5.      What is the most exciting aspect of curating at The Ink Spot for you? What are the challenges?

The multidisciplinary interaction is probably the most exciting. San Diego Writers, Ink is inviting new possibilities of collaboration between visual and literary artists. This is obviously something I want to be a part of. I have been the curator to the space for only one year, so I am still working on bringing attention to artists and art lovers and spread the message that the The Ink Spot is an excellent venue to view artwork by local artists.

6.      What do you feel a curator’s responsibility? To the art? To the artist?

I believe the job of the curator is to create curiosity and conversations about art and     life. I therefore feel a great commitment to making thoughtful decisions about how the artwork is hung, how the desires of the artist are expressed, and how the members of San Diego Writers, Ink interact with the work.
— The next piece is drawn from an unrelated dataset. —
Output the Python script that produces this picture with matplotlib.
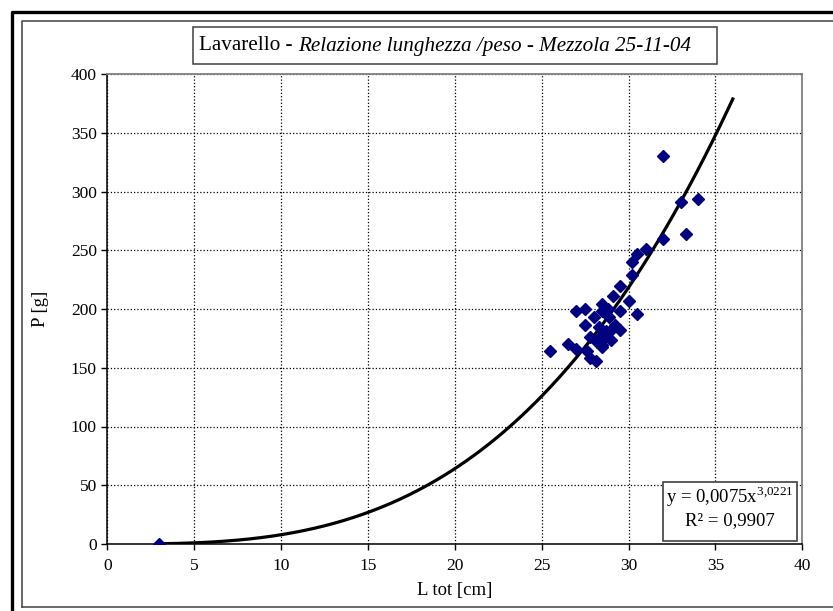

The Ink Spot has been an ideal space because it facilitates my responsibilities to the artist and their work by providing ample wall space, great lighting and support.

Aside from curating at The Ink Spot, Nuvia is guest curating at San Diego Mesa College gallery ( in March during Women’s History Month. Domestic Disobedience: Redefining the Feminine Space is a group exhibit on view March 15 – April 19. Opening reception is Thursday, March 15th that includes a artist panel.